The Better Business Bureau has given iWorks an F, its lowest rating, following 30 complaints in 36 months. All but one of those has been resolved, according to the bureau's Web site.

And in February 2001, the Securities and Exchange Commission charged Johnson with making false statements, after he recommended that investors buy stock in a company without divulging he was a stockholder. The case was settled without an admission of wrongdoing.

None of those issues seems to have interfered with his altruistic work.

He has used his jets and helicopters to rescue lost and trapped hikers in the middle of the mountains in Utah, and provided a home for boys pushed out of a Utah polygamist sect.

Utah Attorney General Mark Shurtleff, to whom Johnson donated $50,000 in 2008, praised Johnson's volunteer work.

"He's just incredible," said Shurtleff, who has been trying to help Johnson cut through red tape to get orphans out of Haiti. "I've gone to him many times when we need money for (charities)."

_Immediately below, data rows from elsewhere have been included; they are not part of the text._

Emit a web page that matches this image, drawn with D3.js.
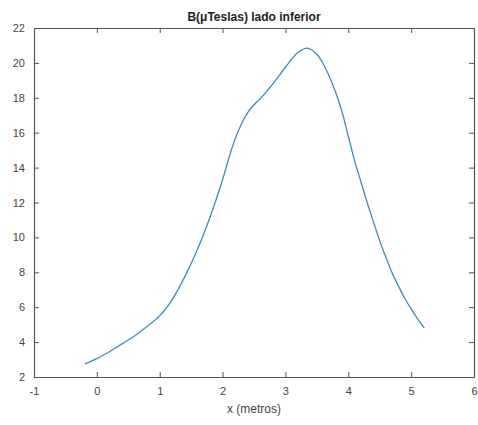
<!DOCTYPE html>
<html>
<head>
<meta charset="utf-8">
<script src="https://cdn.jsdelivr.net/npm/d3@7"></script>
<style>
  html, body { margin: 0; padding: 0; background: #fff; }
  svg { display: block; font-family: "Liberation Sans", Arial, sans-serif; }
</style>
</head>
<body>
<svg id="chart" width="478" height="425"></svg>
<script>
// Data
const xValues = [-0.19, 0.0, 0.2, 0.4, 0.6, 0.8, 1.0, 1.2, 1.4, 1.6, 1.8, 2.0, 2.1, 2.2, 2.3, 2.4, 2.5, 2.6, 2.8, 3.0, 3.2, 3.35, 3.5, 3.6, 3.7, 3.8, 3.9, 4.0, 4.1, 4.2, 4.3, 4.4, 4.5, 4.6, 4.7, 4.8, 4.9, 5.0, 5.1, 5.21];
const bValues = [2.75, 3.05, 3.45, 3.9, 4.35, 4.9, 5.5, 6.45, 7.75, 9.3, 11.15, 13.3, 14.55, 15.65, 16.5, 17.15, 17.6, 17.95, 18.8, 19.75, 20.6, 20.85, 20.5, 19.95, 19.2, 18.3, 17.2, 15.8, 14.4, 13.2, 12.0, 10.9, 9.8, 8.85, 7.95, 7.2, 6.5, 5.9, 5.35, 4.8];
const xTicks = [-1, 0, 1, 2, 3, 4, 5, 6];
const yTicks = [2, 4, 6, 8, 10, 12, 14, 16, 18, 20, 22];
const titleText = "B(\u03bcTeslas) lado inferior";
const xLabelText = "x (metros)";

const svg = d3.select("#chart");
const margin = { left: 34, right: 4, top: 28, bottom: 48 };
const W = 478, H = 425;
const x = d3.scaleLinear().domain([-1, 6]).range([margin.left, W - margin.right]);
const y = d3.scaleLinear().domain([2, 22]).range([H - margin.bottom, margin.top]);

const axisColor = "#555";
const textColor = "#444";
const fmt = d => String(d);

// Bottom axis (ticks inward)
const gB = svg.append("g").attr("transform", `translate(0,${y(2)})`)
  .call(d3.axisBottom(x).tickValues(xTicks).tickFormat(fmt).tickSizeInner(-5).tickSizeOuter(0).tickPadding(10));
// Top axis
const gT = svg.append("g").attr("transform", `translate(0,${y(22)})`)
  .call(d3.axisTop(x).tickValues(xTicks).tickSizeInner(-5).tickSizeOuter(0).tickFormat(""));
// Left axis
const gL = svg.append("g").attr("transform", `translate(${x(-1)},0)`)
  .call(d3.axisLeft(y).tickValues(yTicks).tickFormat(fmt).tickSizeInner(-5).tickSizeOuter(0).tickPadding(9));
// Right axis
const gR = svg.append("g").attr("transform", `translate(${x(6)},0)`)
  .call(d3.axisRight(y).tickValues(yTicks).tickSizeInner(-5).tickSizeOuter(0).tickFormat(""));

[gB, gT, gL, gR].forEach(g => {
  g.select(".domain").attr("stroke", axisColor).attr("stroke-width", 1.2);
  g.selectAll(".tick line").attr("stroke", axisColor).attr("stroke-width", 1);
  g.selectAll(".tick text").attr("fill", textColor).attr("font-size", 11);
});

// Line
const line = d3.line()
  .x((d, i) => x(xValues[i]))
  .y((d, i) => y(bValues[i]))
  .curve(d3.curveCatmullRom.alpha(0.5));
svg.append("path")
  .datum(bValues)
  .attr("d", line)
  .attr("fill", "none")
  .attr("stroke", "#3a8db8")
  .attr("stroke-width", 1.3);

// Title
svg.append("text")
  .attr("x", (x(-1) + x(6)) / 2)
  .attr("y", 21)
  .attr("text-anchor", "middle")
  .attr("font-size", 12)
  .attr("font-weight", "bold")
  .attr("fill", "#222")
  .text(titleText);

// X label
svg.append("text")
  .attr("x", (x(-1) + x(6)) / 2)
  .attr("y", 413)
  .attr("text-anchor", "middle")
  .attr("font-size", 12)
  .attr("fill", textColor)
  .text(xLabelText);
</script>
</body>
</html>
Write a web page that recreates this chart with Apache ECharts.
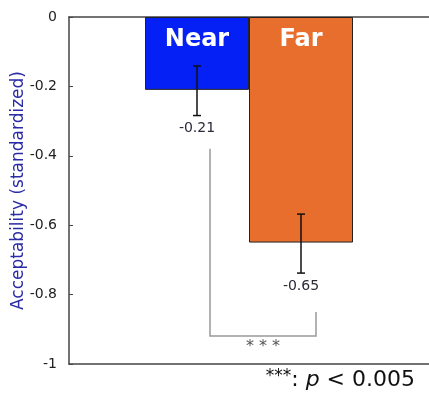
<!DOCTYPE html>
<html>
<head>
<meta charset="utf-8">
<script src="https://cdn.jsdelivr.net/npm/echarts@6/dist/echarts.min.js"></script>
<style>
  html, body { margin: 0; padding: 0; background: #fff; }
  #chart { width: 429px; height: 394px; }
</style>
</head>
<body>
<div id="chart"></div>
<script>
// data
var groups = ['Near', 'Far'];
var means = [-0.21, -0.65];
var errLow = [-0.284, -0.738];
var errHigh = [-0.141, -0.568];
var meanLabels = ['-0.21', '-0.65'];
var bracketTop = [-0.38, -0.85];   // left leg (Near), right leg (Far)
var bracketBottom = -0.919;
var sigMark = '* * *';
var yTicks = { min: -1, max: 0, step: 0.2 };

var barW = 104;
var colors = ['#0520F5', '#E86E2E'];

var chart = echarts.init(document.getElementById('chart'));

var barSeries = groups.map(function (g, i) {
    return {
        name: g,
        type: 'bar',
        barWidth: barW,
        barGap: '0%',
        data: [means[i]],
        itemStyle: { color: colors[i], borderColor: '#222', borderWidth: 1 },
        label: {
            show: true,
            position: 'insideTop',
            distance: 11,
            formatter: g,
            color: '#fff',
            fontSize: 24,
            fontWeight: 'bold',
            fontFamily: 'DejaVu Sans'
        },
        silent: true
    };
});

var errData = groups.map(function (g, i) {
    return [0, i, errLow[i], errHigh[i]];
});

var frameLine = { show: true, onZero: false, lineStyle: { color: '#444', width: 1.5 } };

var option = {
    animation: false,
    backgroundColor: '#fff',
    grid: { left: 69, right: 0, top: 17, bottom: 30, outerBoundsMode: 'none', containLabel: false },
    xAxis: [
        {
            type: 'category',
            data: [''],
            position: 'bottom',
            axisLine: frameLine,
            axisTick: { show: false },
            axisLabel: { show: false },
            splitLine: { show: false }
        },
        {
            type: 'category',
            data: [''],
            position: 'top',
            axisLine: frameLine,
            axisTick: { show: false },
            axisLabel: { show: false },
            splitLine: { show: false }
        }
    ],
    yAxis: {
        type: 'value',
        min: yTicks.min,
        max: yTicks.max,
        interval: yTicks.step,
        name: 'Acceptability (standardized)',
        nameLocation: 'middle',
        nameGap: 42,
        nameMoveOverlap: false,
        nameTextStyle: { color: '#2B2BA6', fontSize: 17, fontFamily: 'DejaVu Sans' },
        axisLine: { show: true, lineStyle: { color: '#444', width: 1.5 } },
        axisTick: { show: true, inside: true, length: 4, lineStyle: { color: '#444' } },
        axisLabel: { color: '#222', fontSize: 14, margin: 12, fontFamily: 'DejaVu Sans' },
        splitLine: { show: false }
    },
    series: barSeries.concat([
        {
            type: 'custom',
            silent: true,
            z: 5,
            data: errData,
            renderItem: function (params, api) {
                var i = api.value(1);
                var off = (i - 0.5) * barW;
                var lo = api.coord([0, api.value(2)]);
                var hi = api.coord([0, api.value(3)]);
                var x = lo[0] + off;
                var st = { stroke: '#111', lineWidth: 1.5 };
                return {
                    type: 'group',
                    children: [
                        { type: 'line', shape: { x1: x, y1: hi[1], x2: x, y2: lo[1] }, style: st },
                        { type: 'line', shape: { x1: x - 4, y1: hi[1], x2: x + 4, y2: hi[1] }, style: st },
                        { type: 'line', shape: { x1: x - 4, y1: lo[1], x2: x + 4, y2: lo[1] }, style: st },
                        {
                            type: 'text',
                            style: {
                                x: x, y: lo[1] + 6,
                                text: meanLabels[i],
                                align: 'center', verticalAlign: 'top',
                                fill: '#2a2a3a', fontSize: 14, fontFamily: 'DejaVu Sans'
                            }
                        }
                    ]
                };
            }
        },
        {
            type: 'custom',
            silent: true,
            z: 5,
            data: [[0, bracketTop[0], bracketTop[1], bracketBottom]],
            renderItem: function (params, api) {
                var a = api.coord([0, api.value(1)]);
                var b = api.coord([0, api.value(2)]);
                var c = api.coord([0, api.value(3)]);
                var xl = a[0] - barW / 2 + 13;
                var xr = a[0] + barW / 2 + 15;
                return {
                    type: 'group',
                    children: [
                        {
                            type: 'polyline',
                            shape: { points: [[xl, a[1]], [xl, c[1]], [xr, c[1]], [xr, b[1]]] },
                            style: { stroke: '#999', lineWidth: 1.5, fill: null }
                        },
                        {
                            type: 'text',
                            style: {
                                x: (xl + xr) / 2, y: c[1] + 3,
                                text: sigMark,
                                align: 'center', verticalAlign: 'top',
                                fill: '#555', fontSize: 16, fontFamily: 'DejaVu Sans'
                            }
                        }
                    ]
                };
            }
        }
    ]),
    graphic: [
        {
            type: 'text',
            right: 14,
            top: 368,
            style: {
                text: '{s|***}{n|: }{i|p}{n| < 0.005}',
                rich: {
                    s: { fontSize: 17, fontFamily: 'DejaVu Sans', fill: '#111', verticalAlign: 'top', padding: [0, 0, 8, 0] },
                    n: { fontSize: 22, fontFamily: 'DejaVu Sans', fill: '#111' },
                    i: { fontSize: 22, fontFamily: 'DejaVu Sans', fontStyle: 'italic', fill: '#111' }
                }
            }
        }
    ]
};

chart.setOption(option);
</script>
</body>
</html>
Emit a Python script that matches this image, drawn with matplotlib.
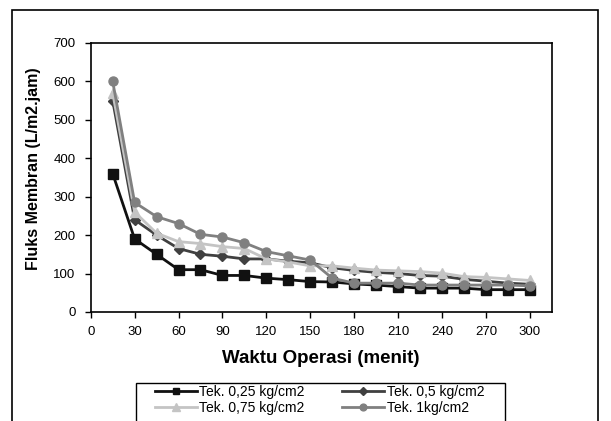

Johnson said his rescue work in Utah helped give him confidence he could pull off something similar in Haiti. But when he arrived in the capital with boxes of food, people were so anxious for the help that they rushed the helicopter and it became "really dangerous," Johnson said.

Haitian bureaucracy has presented problems, requiring him to file large amounts of paperwork and buy flight insurance. He has also grown frustrated with the aid effort, seeing boxes of food piling up at the Port-au-Prince airport.

"As a result I even stole," he said, explaining that he loaded his helicopter with boxes of aid sitting on the tarmac and took it to small towns that needed it. "No one has arrived in these places. There is a lot left to be done."

While he distributes aid in Haiti, 100 people — including his wife — coordinate, raise money and collect goods back home. Many of them are from a Mormon congregation and have created a Web page called Utah Haiti Relief to collect money.

"I know that (this) is just probably a scratch on the surface, but to the people we are getting to, it makes a difference," he said.

As the father of two daughters, ages 2 and 6, the hardest thing for him is to see all the orphans.

"I'm not an emotional person at all," he said, "and I cried more in the last two days than in my whole life."

He is working with Maison des Enfants de Dieu — Children of the House of God — orphanage to help about 130 young children get out of the country, most to waiting adoptive families. He says he got 21 children visas and sent them to the United States on Thursday.

In the long term, Johnson hopes to continue raising money to buy construction materials to help rebuild homes.

"My life is going to change from this, there is no doubt," he said.